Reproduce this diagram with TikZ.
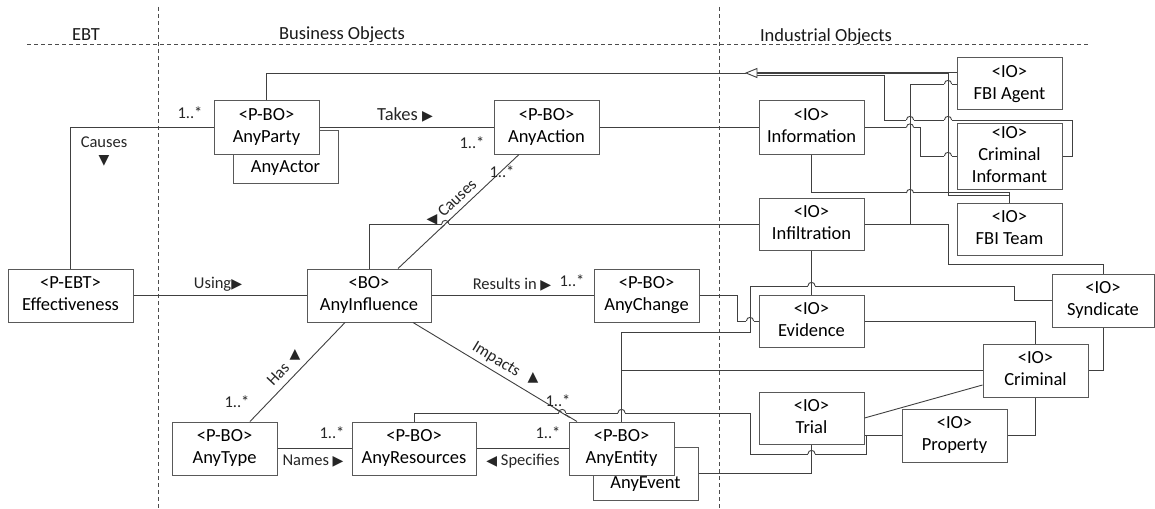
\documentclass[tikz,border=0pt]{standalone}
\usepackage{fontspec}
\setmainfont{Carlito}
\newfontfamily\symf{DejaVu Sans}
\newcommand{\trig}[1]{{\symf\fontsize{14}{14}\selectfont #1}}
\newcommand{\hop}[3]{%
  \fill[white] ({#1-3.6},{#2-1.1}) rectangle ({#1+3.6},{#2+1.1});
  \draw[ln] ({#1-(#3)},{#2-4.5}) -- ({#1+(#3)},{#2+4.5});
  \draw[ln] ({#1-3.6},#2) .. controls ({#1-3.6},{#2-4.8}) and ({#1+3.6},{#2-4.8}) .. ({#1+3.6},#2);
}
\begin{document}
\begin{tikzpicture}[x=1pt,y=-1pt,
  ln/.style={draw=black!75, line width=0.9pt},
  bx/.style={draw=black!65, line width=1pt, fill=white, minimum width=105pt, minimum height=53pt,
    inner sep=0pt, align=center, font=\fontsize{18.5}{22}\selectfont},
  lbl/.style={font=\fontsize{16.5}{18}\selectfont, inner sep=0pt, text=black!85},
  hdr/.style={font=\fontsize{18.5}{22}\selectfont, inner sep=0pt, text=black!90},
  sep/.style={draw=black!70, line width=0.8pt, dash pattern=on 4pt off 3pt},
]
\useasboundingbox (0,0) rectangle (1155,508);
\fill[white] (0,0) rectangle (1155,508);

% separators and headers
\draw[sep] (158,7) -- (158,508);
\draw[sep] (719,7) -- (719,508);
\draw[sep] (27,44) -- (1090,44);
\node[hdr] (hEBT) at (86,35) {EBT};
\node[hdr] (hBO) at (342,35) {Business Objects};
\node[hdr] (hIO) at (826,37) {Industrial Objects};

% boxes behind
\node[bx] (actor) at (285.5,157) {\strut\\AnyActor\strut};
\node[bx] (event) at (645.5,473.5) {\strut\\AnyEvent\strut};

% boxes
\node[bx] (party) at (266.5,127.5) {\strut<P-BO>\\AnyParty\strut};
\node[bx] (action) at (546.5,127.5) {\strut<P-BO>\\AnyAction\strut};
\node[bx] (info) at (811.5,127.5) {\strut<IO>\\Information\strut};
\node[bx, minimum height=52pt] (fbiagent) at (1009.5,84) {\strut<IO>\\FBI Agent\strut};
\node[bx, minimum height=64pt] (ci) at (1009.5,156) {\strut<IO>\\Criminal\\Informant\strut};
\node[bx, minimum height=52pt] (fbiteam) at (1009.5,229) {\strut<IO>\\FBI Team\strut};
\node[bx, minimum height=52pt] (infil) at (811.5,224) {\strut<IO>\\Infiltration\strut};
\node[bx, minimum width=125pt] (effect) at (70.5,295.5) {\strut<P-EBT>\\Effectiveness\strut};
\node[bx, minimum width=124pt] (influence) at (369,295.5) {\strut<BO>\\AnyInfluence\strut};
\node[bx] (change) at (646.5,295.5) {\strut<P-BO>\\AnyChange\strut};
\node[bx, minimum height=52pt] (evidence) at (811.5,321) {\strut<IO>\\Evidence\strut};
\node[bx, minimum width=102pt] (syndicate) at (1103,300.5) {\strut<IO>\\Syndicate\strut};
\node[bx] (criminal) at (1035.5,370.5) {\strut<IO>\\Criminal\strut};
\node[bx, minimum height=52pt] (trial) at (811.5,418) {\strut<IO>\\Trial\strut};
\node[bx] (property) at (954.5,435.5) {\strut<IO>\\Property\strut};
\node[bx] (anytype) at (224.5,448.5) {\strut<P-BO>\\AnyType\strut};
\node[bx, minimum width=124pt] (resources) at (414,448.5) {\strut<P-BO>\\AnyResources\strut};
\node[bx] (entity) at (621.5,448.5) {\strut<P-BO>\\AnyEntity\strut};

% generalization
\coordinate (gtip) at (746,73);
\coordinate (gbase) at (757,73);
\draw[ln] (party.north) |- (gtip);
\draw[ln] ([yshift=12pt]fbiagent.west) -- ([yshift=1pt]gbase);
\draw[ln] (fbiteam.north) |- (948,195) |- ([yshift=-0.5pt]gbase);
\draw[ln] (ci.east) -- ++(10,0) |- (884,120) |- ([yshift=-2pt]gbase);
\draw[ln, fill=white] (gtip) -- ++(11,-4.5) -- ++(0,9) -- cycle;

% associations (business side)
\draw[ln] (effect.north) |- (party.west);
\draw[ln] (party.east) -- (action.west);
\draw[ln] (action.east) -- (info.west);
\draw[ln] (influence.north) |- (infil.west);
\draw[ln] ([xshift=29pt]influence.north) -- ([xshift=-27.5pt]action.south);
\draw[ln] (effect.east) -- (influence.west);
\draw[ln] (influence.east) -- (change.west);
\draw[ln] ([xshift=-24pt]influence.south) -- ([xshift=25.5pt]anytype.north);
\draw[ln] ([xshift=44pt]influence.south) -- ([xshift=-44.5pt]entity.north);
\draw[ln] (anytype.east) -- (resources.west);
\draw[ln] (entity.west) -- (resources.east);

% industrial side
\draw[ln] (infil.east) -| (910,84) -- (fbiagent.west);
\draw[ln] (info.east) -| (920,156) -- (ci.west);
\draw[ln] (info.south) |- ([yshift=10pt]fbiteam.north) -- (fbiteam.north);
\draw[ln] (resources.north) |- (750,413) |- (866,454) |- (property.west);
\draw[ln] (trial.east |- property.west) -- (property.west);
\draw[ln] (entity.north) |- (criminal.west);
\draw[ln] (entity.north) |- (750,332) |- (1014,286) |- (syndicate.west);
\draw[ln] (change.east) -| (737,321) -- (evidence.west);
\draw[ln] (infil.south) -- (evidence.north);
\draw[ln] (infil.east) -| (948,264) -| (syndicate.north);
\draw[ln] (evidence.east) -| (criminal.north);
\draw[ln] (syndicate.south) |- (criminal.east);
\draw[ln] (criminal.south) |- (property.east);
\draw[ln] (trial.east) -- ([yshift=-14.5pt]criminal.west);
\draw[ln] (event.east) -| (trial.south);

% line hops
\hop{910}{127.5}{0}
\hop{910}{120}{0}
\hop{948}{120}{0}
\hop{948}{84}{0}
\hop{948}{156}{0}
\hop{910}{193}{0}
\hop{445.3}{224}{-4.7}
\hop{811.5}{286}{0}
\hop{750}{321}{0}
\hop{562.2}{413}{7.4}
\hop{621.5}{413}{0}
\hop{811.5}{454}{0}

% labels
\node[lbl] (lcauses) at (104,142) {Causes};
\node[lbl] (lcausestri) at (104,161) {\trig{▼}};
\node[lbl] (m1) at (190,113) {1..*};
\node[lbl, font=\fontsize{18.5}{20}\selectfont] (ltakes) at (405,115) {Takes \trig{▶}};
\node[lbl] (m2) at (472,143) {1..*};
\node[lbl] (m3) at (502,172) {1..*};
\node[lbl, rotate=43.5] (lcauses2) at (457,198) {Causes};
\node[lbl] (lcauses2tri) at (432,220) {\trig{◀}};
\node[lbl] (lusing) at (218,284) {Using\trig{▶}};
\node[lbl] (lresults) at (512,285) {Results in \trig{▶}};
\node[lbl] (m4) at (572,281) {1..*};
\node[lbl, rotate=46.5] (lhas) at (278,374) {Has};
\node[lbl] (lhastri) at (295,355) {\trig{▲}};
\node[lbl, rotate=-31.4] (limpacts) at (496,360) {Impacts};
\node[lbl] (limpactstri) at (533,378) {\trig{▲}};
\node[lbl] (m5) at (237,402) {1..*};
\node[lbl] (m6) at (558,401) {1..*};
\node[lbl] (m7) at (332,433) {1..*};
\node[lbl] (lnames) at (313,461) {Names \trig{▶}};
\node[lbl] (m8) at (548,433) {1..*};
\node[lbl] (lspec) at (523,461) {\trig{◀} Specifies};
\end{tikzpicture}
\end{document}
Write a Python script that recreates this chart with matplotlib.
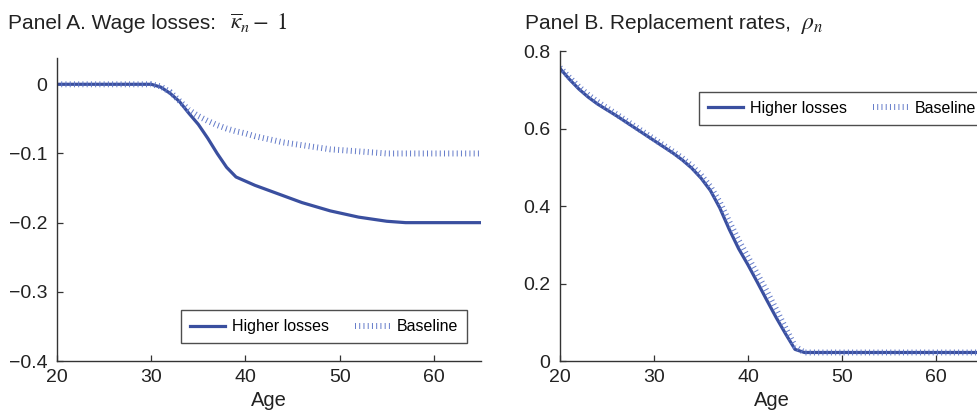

** Stated problem **
Identify the lines that contain the string "this", and copy every one of them.

** Result **
Reproduce this diagram with TikZ.
Write a Python script that recreates this chart with matplotlib.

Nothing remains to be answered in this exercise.